En 1998 regresó al ITESO para fundar la Oficina de Comunicación Social de la universidad. Con el cambio de rector y, sobre todo, con la trasferencia de la Oficina de la Rectoría a la Dirección de Relaciones Externas, Toño renunció al cargo y a la institución. Disentía de la opinión de quien decidió mover la dependencia. Yo, para ser sincero, coincidía con él.

Se fue de la universidad adolorido. Y no por algún agravio (sabía que en la chamba las cosas salen a veces como a uno le gusta, a veces no) sino porque quería a la institución. Ésa que todavía se llamaba ITESO y tenía como divisa “El espíritu vivifica”. Le gustaba mucho su trabajo; tenía una lealtad sin fisuras por la institución y admiraba al primer rector que tuvo como jefe; convocó, entrenó y modeló al equipo de la Oficina… En fin… Se fue, como podría decir cualquier bolero (género musical, no lustrador de calzado…) no por falta de cariño hacia al ITESO sino por honestidad consigo mismo y con la universidad.

En 2004 estaba de vuelta en el periodismo. Ahora en El Informador, en donde fue editor de la sección de Economía hasta 2010.

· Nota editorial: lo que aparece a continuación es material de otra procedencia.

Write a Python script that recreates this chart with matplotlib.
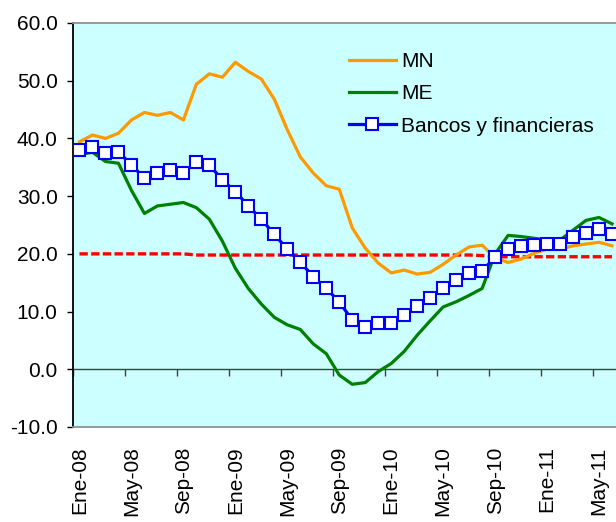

Luego de este último periódico probó suerte como consultor en investigación y análisis de medios. Hasta que en Guadalajara se le acabó la pista y emigró al entonces Distrito Federal, en donde encontró lugar en El Economista, primero como investigador en el área de inteligencia y después como editor del suplemento The Washington Post–El Economista.

Allá, en el df, tan lejos y tan cerca, lo arrebató la muerte. No andaba bien de salud, pero no la cuidaba. La chamba, como siempre, estaba primero. Pero sobre todo en el orden de las responsabilidades… Juraría que en lo más hondo de su casi hermético corazón había una sangre más espesa y roja circulando. Pausada, contenida, que se expresaba en la sonrisa apenas dibujada y en el brillo —ese sí evidente— de los ojos negros…

Como decían, mi querido Toño, los revolucionarios (esos guevaristas y sandinistas de los que platicábamos): ¡Hasta siempre!